We have studied and our studies have led us to certain conclusions and we have banded together to propagate those conclusions. We proclaim to the world that if is possible to build a new social order guaranteeing every human being a decent livelihood and a chance to develop his individuality, free from economic worries, free from the dangers of war. We say that we have reached an epoch where mankind must go forward to socialism or else back to barbarism.
With great effort and amidst tremendous suffering, man has traveled throughout the centuries in the direction of a better world. Men have laid down their lives by the millions in order to permit future generations to cross over their bodies to achieve a world of greater freedom and more happiness. And throughout all history there have been men and women a little ahead of the procession telling the masses to proceed in a certain direction and to struggle for a larger share of the things that they create. And these men who have led the procession have had to pay for it – the prophets, Christ, Marx, Lenin, Trotsky – these are the men who fought for a new world and against them have always been arrayed the powers that be, the priests and Pharisees.

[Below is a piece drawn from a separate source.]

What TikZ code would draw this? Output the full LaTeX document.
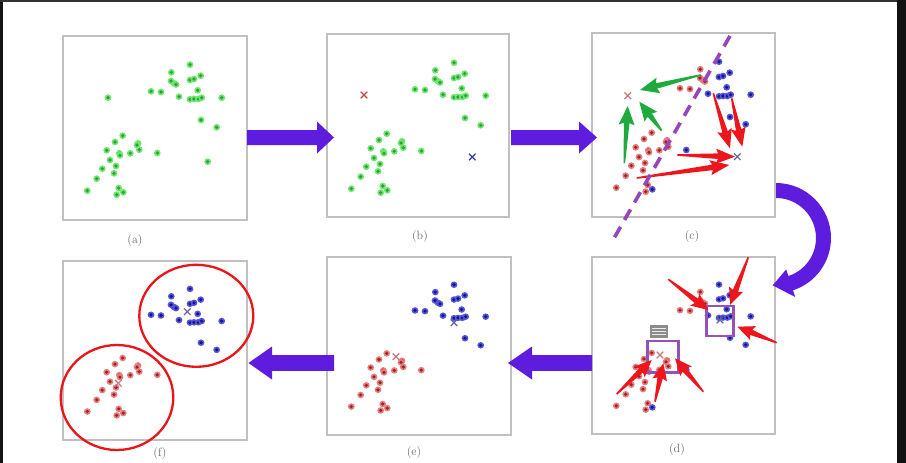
\documentclass[tikz,border=0pt]{standalone}
\usetikzlibrary{calc}
\definecolor{arrowpurple}{RGB}{94,28,222}
\definecolor{dashpurple}{RGB}{150,70,185}
\definecolor{boxpurple}{RGB}{150,80,185}
\definecolor{greenhalo}{RGB}{110,232,110}
\definecolor{greencore}{RGB}{50,155,60}
\definecolor{redhalo}{RGB}{232,125,125}
\definecolor{redcore}{RGB}{160,30,40}
\definecolor{bluehalo}{RGB}{85,85,225}
\definecolor{bluecore}{RGB}{20,20,130}
\definecolor{arrred}{RGB}{238,22,28}
\definecolor{arrgreen}{RGB}{30,170,60}
\definecolor{ringred}{RGB}{235,20,25}
\definecolor{framegray}{RGB}{192,192,192}
\definecolor{labelgray}{RGB}{105,105,105}
\definecolor{xred}{RGB}{200,64,64}
\definecolor{xblue}{RGB}{56,56,168}
\definecolor{xredl}{RGB}{200,120,120}
\definecolor{xbluel}{RGB}{100,100,165}
\definecolor{icongray}{RGB}{140,140,140}

% point lists (relative to panel top-left)
\def\TR{108.3/36.3, 111/47.3, 108/45, 113/48.5, 88/55.3, 98/56}
\def\TB{127/28.7, 127/44, 131/43, 137.7/39.7, 116/60.7, 134.7/54.3, 127/63.3, 131/63, 135.3/63, 138.7/61.7, 158.7/61.7, 138/84, 153.7/91.3}
\def\BR{59.7/99.7, 52/106, 75/107.3, 76.3/113.7, 74/109, 43.7/114.3, 56.3/117.3, 57/119.3, 67.3/117.3, 47/124, 53/130, 39.3/132.7, 51/137.3, 33.7/142.7, 24.3/154.7, 55.7/152, 53.7/158.7}
\def\BB{94.3/117, 60.3/156.3}
\def\EX{45/61.7, 144.7/125.7}

\newcommand\ptset[3]{%
  \foreach \px/\py in #3 {\fill[#1] (\px,\py) circle (3.4pt); \fill[#2] (\px,\py) circle (1.8pt);}}

\newcommand\xmk[3]{%
  \draw[#3, line width=1.2pt] (#1,#2) ++(-3.3,-3.3) -- ++(6.6,6.6) ++(-6.6,0) -- ++(6.6,-6.6);}

\newcommand\taparrow[5]{%
  \path let \p1=($(#2)-(#1)$) in \pgfextra{%
    \pgfmathsetmacro\tpang{atan2(\y1,\x1)}%
    \pgfmathsetmacro\tplen{veclen(\x1,\y1)}%
    \global\let\tpang\tpang \global\let\tplen\tplen};
  \fill[#3, shift={(#1)}, rotate=\tpang]
    (0pt,0.8pt) -- (\tplen pt-#4 pt+2pt, 2.8pt) -- (\tplen pt-#4 pt, #5pt) -- (\tplen pt, 0pt)
    -- (\tplen pt-#4 pt, -#5pt) -- (\tplen pt-#4 pt+2pt, -2.8pt) -- (0pt,-0.8pt) -- cycle;}

\begin{document}
\begin{tikzpicture}[x=1pt,y=-1pt,
  panel/.style={draw=framegray, line width=1.6pt, fill=white, inner sep=0pt, outer sep=0pt, anchor=north west},
  lab/.style={text=labelgray, font=\fontsize{12}{14}\selectfont, inner sep=0pt},
  fatarrow/.style={fill=arrowpurple},
  dashline/.style={draw=dashpurple, line width=3.6pt, dash pattern=on 12pt off 8pt},
  focusbox/.style={draw=boxpurple, line width=2.6pt},
  ring/.style={draw=ringred, line width=2.3pt}]
\useasboundingbox (0,0) rectangle (906,463);
\clip (0,0) rectangle (906,463);
\fill[white] (0,0) rectangle (906,463);

% panels
\node[panel, minimum width=184pt, minimum height=184pt] (pa) at (63,36) {};
\node[panel, minimum width=182pt, minimum height=183pt] (pb) at (327,34) {};
\node[panel, minimum width=183pt, minimum height=184pt] (pc) at (592,33) {};
\node[panel, minimum width=183pt, minimum height=177pt] (pd) at (592,257) {};
\node[panel, minimum width=184pt, minimum height=178pt] (pe) at (327,257) {};
\node[panel, minimum width=184pt, minimum height=179pt] (pf) at (63,261) {};

% labels
\node[lab] (la) at (135,241) {(a)};
\node[lab] (lb) at (420,237) {(b)};
\node[lab] (lc) at (692,237) {(c)};
\node[lab] (ld) at (677,450) {(d)};
\node[lab] (le) at (414,453) {(e)};
\node[lab] (lf) at (160,454) {(f)};

% panel (a)
\begin{scope}[shift={(63,36)}]
  \ptset{greenhalo}{greencore}{\TR}\ptset{greenhalo}{greencore}{\TB}
  \ptset{greenhalo}{greencore}{\BR}\ptset{greenhalo}{greencore}{\BB}
  \ptset{greenhalo}{greencore}{\EX}
\end{scope}
% panel (b)
\begin{scope}[shift={(327,34)}]
  \ptset{greenhalo}{greencore}{\TR}\ptset{greenhalo}{greencore}{\TB}
  \ptset{greenhalo}{greencore}{\BR}\ptset{greenhalo}{greencore}{\BB}
\end{scope}
\xmk{364}{95}{xred}
\xmk{472.3}{157}{xblue}
% panel (c)
\begin{scope}[shift={(592,33)}]
  \ptset{redhalo}{redcore}{\TR}\ptset{bluehalo}{bluecore}{\TB}
  \ptset{redhalo}{redcore}{\BR}\ptset{bluehalo}{bluecore}{\BB}
\end{scope}
\xmk{627.7}{95.7}{xredl}
\xmk{737.3}{156.7}{xbluel}
% panel (d)
\begin{scope}[shift={(592,257)}, yscale=0.962]
  \ptset{redhalo}{redcore}{\TR}\ptset{bluehalo}{bluecore}{\TB}
  \ptset{redhalo}{redcore}{\BR}\ptset{bluehalo}{bluecore}{\BB}
\end{scope}
\xmk{720}{320}{xbluel}
\xmk{660}{355}{xredl}
% panel (e)
\begin{scope}[shift={(327,257)}, yscale=0.967]
  \ptset{bluehalo}{bluecore}{\TR}\ptset{bluehalo}{bluecore}{\TB}
  \ptset{redhalo}{redcore}{\BR}\ptset{redhalo}{redcore}{\BB}
\end{scope}
\xmk{454}{322.7}{xbluel}
\xmk{396}{356.7}{xredl}
% panel (f)
\begin{scope}[shift={(63,261)}, yscale=0.973]
  \ptset{bluehalo}{bluecore}{\TR}\ptset{bluehalo}{bluecore}{\TB}
  \ptset{redhalo}{redcore}{\BR}\ptset{redhalo}{redcore}{\BB}
\end{scope}
\xmk{187.3}{311.7}{xbluel}
\xmk{118.3}{383.3}{xredl}

% arrows in (c)
\taparrow{700.7,75}{640,90}{arrgreen}{19}{8}
\taparrow{661.7,130.7}{639.3,101.7}{arrgreen}{19}{8}
\taparrow{624.3,163.3}{627.7,106}{arrgreen}{19}{8}
\taparrow{713.3,93.3}{730,148.3}{arrred}{19}{7.5}
\taparrow{731.7,98.3}{742.3,146.7}{arrred}{19}{7.5}
\taparrow{677.3,155}{735,156.7}{arrred}{19}{7.5}
\taparrow{636.7,178}{729.3,165}{arrred}{19}{7.5}
\draw[dashline] (730,36) -- (613,240);

% panel (d) focus boxes, icon and arrows
\draw[focusbox] (706.7,306) rectangle (733.3,336);
\draw[focusbox] (647.7,341) rectangle (678.3,372.7);
\fill[icongray] (650,325) rectangle (668,338);
\draw[white!85!gray, line width=0.9pt] (652,328.5) -- (666,328.5) (652,331.5) -- (666,331.5) (652,334.5) -- (666,334.5);
\taparrow{668.3,279.3}{708.3,310}{arrred}{17}{7.5}
\taparrow{748.3,257.3}{730,305}{arrred}{17}{7.5}
\taparrow{776.7,342.7}{737.3,326.7}{arrred}{17}{7.5}
\taparrow{616.7,394}{651.7,360}{arrred}{17}{7.5}
\taparrow{655,401.7}{663.3,363.3}{arrred}{17}{7.5}
\taparrow{703.3,391.7}{675,358.3}{arrred}{17}{7.5}

% rings in (f)
\draw[ring] (196.3,315.8) ellipse [x radius=57, y radius=51];
\draw[ring] (117,397.5) ellipse [x radius=56.3, y radius=52.5];

% big purple arrows
\coordinate (ab) at (247,137.5);
\coordinate (bc) at (511,137.5);
\fill[fatarrow] (ab) ++(0,-7.5) -- ++(70,0) -- ++(0,-8.5) -- ++(17,16) -- ++(-17,16) -- ++(0,-8.5) -- ++(-70,0) -- cycle;
\fill[fatarrow] (bc) ++(0,-7.5) -- ++(68,0) -- ++(0,-8.5) -- ++(18,16) -- ++(-18,16) -- ++(0,-8.5) -- ++(-68,0) -- cycle;
\coordinate (de) at (592,363);
\coordinate (ef) at (334,363);
\fill[fatarrow] (de) ++(0,-7.8) -- ++(-60,0) -- ++(0,-8.7) -- ++(-24,16.5) -- ++(24,16.5) -- ++(0,-8.7) -- ++(60,0) -- cycle;
\fill[fatarrow] (ef) ++(0,-7.8) -- ++(-62,0) -- ++(0,-8.7) -- ++(-23.5,16.5) -- ++(23.5,16.5) -- ++(0,-8.7) -- ++(62,0) -- cycle;
% curved arrow (c) -> (d)
\coordinate (cd) at (776,238);
\fill[fatarrow] (cd) ++(-90:55) arc[start angle=-90, end angle=72, radius=55]
  -- ($(cd)+(72:62)$) -- ($(cd)+(94:47.5)$) -- ($(cd)+(72:33)$) -- ($(cd)+(72:40)$)
  arc[start angle=72, end angle=-90, radius=40] -- cycle;

% dark frame edges
\fill[black!92] (0,0) rectangle (2.7,463);
\fill[black!80] (0,0) rectangle (906,2);
\fill[black!93] (897,0) rectangle (906,463);
\end{tikzpicture}
\end{document}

When Pilate said, “I found no fault in this man,” the priests became more furious and said, “He stirreth up the people throughout all Judea.”
“He stirreth up the people” – almost the exact words that Mr. Anderson used against us when he said we stir up the people. And we cannot deny that we tried to stir up the people. We try to bring them a message of hope that a new world is possible and can easily be created if only they take their fight into their own hands, a new world where war and destruction will be unknown. But as I have indicated to you all our stirrings, all our messages, will be in vain unless we are correct in our general analysis, unless we are correct in our theory that the social system has reached a point of decline where no road other than the road to socialism will lead mankind into a peaceful world. All our pamphlets, all our papers, all our speeches will be for naught unless we are correct in our fundamental theory, and if we are correct in our fundamental theory, all the efforts of the prosecution to silence our voice will not avail.

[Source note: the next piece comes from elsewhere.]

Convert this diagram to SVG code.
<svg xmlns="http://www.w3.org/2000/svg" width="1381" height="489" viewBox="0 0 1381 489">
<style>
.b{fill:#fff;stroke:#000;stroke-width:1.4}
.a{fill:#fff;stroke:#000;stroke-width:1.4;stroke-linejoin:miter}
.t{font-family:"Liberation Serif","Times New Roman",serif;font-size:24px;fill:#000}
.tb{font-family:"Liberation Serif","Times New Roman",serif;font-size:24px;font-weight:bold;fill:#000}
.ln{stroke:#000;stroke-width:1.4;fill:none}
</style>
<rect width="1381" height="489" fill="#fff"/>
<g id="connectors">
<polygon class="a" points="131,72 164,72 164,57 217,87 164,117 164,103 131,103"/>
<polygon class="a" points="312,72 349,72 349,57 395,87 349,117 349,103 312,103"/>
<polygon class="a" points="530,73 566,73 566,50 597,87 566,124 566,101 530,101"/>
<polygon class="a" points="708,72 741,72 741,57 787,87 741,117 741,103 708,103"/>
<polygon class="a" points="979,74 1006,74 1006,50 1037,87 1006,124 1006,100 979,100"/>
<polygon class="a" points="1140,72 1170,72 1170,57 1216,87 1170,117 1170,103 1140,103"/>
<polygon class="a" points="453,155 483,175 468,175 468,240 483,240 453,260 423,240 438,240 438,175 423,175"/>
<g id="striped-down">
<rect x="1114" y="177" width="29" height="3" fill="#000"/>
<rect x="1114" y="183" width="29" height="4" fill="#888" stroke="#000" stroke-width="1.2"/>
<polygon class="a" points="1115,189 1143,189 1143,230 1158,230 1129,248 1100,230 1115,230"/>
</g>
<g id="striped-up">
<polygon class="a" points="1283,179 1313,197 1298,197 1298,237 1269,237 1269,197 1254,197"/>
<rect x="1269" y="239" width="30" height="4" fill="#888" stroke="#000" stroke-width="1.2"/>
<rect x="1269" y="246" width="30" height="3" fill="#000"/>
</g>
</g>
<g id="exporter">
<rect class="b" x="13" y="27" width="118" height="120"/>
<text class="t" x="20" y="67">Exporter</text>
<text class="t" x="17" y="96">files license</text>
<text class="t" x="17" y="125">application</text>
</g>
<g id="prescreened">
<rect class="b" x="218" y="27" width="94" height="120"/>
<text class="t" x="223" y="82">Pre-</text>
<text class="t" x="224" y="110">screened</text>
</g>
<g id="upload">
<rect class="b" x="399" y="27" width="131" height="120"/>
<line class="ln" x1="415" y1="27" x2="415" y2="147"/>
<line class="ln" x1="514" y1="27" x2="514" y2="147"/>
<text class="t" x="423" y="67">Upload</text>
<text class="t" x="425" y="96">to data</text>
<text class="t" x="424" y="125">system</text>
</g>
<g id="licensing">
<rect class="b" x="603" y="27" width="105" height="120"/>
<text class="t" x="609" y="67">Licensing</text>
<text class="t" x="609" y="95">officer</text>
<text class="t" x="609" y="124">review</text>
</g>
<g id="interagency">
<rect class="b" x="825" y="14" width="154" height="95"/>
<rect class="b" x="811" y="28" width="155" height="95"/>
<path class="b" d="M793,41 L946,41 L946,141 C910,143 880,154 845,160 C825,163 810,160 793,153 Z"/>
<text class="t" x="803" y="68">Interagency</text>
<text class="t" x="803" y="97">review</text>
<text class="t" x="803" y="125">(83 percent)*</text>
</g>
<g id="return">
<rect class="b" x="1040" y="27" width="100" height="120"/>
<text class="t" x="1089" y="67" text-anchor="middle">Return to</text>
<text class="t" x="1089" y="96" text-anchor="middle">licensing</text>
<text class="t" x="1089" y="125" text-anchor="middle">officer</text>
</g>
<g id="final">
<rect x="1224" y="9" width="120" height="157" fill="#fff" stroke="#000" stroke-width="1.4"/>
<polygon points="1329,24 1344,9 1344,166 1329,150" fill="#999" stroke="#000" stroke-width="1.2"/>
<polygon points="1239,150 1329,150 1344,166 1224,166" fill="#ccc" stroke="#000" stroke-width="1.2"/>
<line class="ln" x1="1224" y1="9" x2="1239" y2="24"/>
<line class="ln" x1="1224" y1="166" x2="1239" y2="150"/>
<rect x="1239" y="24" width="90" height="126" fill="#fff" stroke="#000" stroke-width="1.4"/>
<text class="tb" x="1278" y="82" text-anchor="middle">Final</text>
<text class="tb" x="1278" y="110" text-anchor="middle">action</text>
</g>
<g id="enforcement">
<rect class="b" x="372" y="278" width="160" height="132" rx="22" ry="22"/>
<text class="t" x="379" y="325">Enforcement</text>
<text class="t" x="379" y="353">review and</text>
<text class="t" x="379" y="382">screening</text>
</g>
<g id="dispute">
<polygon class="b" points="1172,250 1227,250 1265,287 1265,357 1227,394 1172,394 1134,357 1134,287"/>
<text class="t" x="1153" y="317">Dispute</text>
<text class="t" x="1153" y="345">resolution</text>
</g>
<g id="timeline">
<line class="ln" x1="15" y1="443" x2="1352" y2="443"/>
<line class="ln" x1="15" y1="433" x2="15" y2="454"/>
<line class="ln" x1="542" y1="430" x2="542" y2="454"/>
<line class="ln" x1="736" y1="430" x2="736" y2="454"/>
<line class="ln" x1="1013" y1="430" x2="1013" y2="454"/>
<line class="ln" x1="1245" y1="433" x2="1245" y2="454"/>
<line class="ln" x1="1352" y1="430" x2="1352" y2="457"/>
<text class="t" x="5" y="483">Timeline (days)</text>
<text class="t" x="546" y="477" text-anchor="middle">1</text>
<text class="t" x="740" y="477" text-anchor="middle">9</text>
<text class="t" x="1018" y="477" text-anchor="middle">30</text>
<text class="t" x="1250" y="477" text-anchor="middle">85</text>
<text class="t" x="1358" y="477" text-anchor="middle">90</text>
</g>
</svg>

The prosecutors, and those that give them orders, do not understand that to thwart our agitation it is only necessary for them to solve the problems of mankind. Do they think that by silencing the voices of a few agitators they can satisfy the people who will suffer the agonies of war and hunger that will come with economic dislocation after the war? In our place there will be thousands and tens of thousands who will follow our ideas.
Mr. Anderson, in his opening speech, referred to the attempts of the defendants to destroy organized society. Imagine calling a society “organized” that permits millions of human beings to be slaughtered, that permits poverty in the midst of plenty, that permits the spiritual and physical violence that exists throughout the universe! Chaos and destruction and death are not characteristics of an “organized” society.
The strength of our ideas lies in the very fact that we are living in a thoroughly unorganized society. The strength of our ideas lies in the fact that our general predictions, based upon the laws operating in society, inevitably come true. At the beginning of the first World War we said that it would not solve any of the problems confronting the peoples. Who can deny that we were right? And now we say to the people of this country, “This war which your leaders claim is a war for democracy against fascism will not solve any of your problems because if the capitalist system is permitted to endure, the inevitable result will be fascism and more wars.”
We base our activities upon a theory that has withstood the test of time and events. In the midst of a catastrophic war that will necessarily envelop the whole world, in the midst of the roar of cannons and the shrieking of shells, amidst the sobs and the wailing of mothers, amidst tears and blood, we still have hopes that the people will come to accept the ideas of socialism. The darkness that surrounds us can be destroyed only by the sun of socialism.
No matter what your verdict will be, it will be an historic one. Should it be guilty, then it will be an aid to reaction. It will, to that extent, aid the powers that are interested in preventing a change in the social order. It will not bring to a stop the struggle that is going on in society because, as I have indicated to you many times before, that struggle is a result of social conditions and not of our agitation.
A verdict of not guilty will mean that to that extent you are unwilling to lend your aid to the forces of reaction, that you are determined to live up to the Bill of Rights guaranteeing every minority in this country the right to free speech and free press.
We do not ask you to agree with our ideas. We have not asked you to do so once throughout this trial. We ask you only to understand these ideas and therefore to understand that we are not guilty of the charges leveled against us by the government. By a verdict of not guilty you will not only guard the constitutional rights of all minorities but you will help transform this chaotic world in a peaceful way.
The more democracy that exists, the greater the chances for a peaceful transformation. Do away with democracy, and violence will surely accompany the social revolution. What more can I ask of you than by your verdict to guard the Bill of Rights and help prevent the plague which is threatening to destroy civilization, the plague of fascism.
1. Assistant Attorney-General Schweinhaut, who followed Goldman in the final argument, never tried to explain it.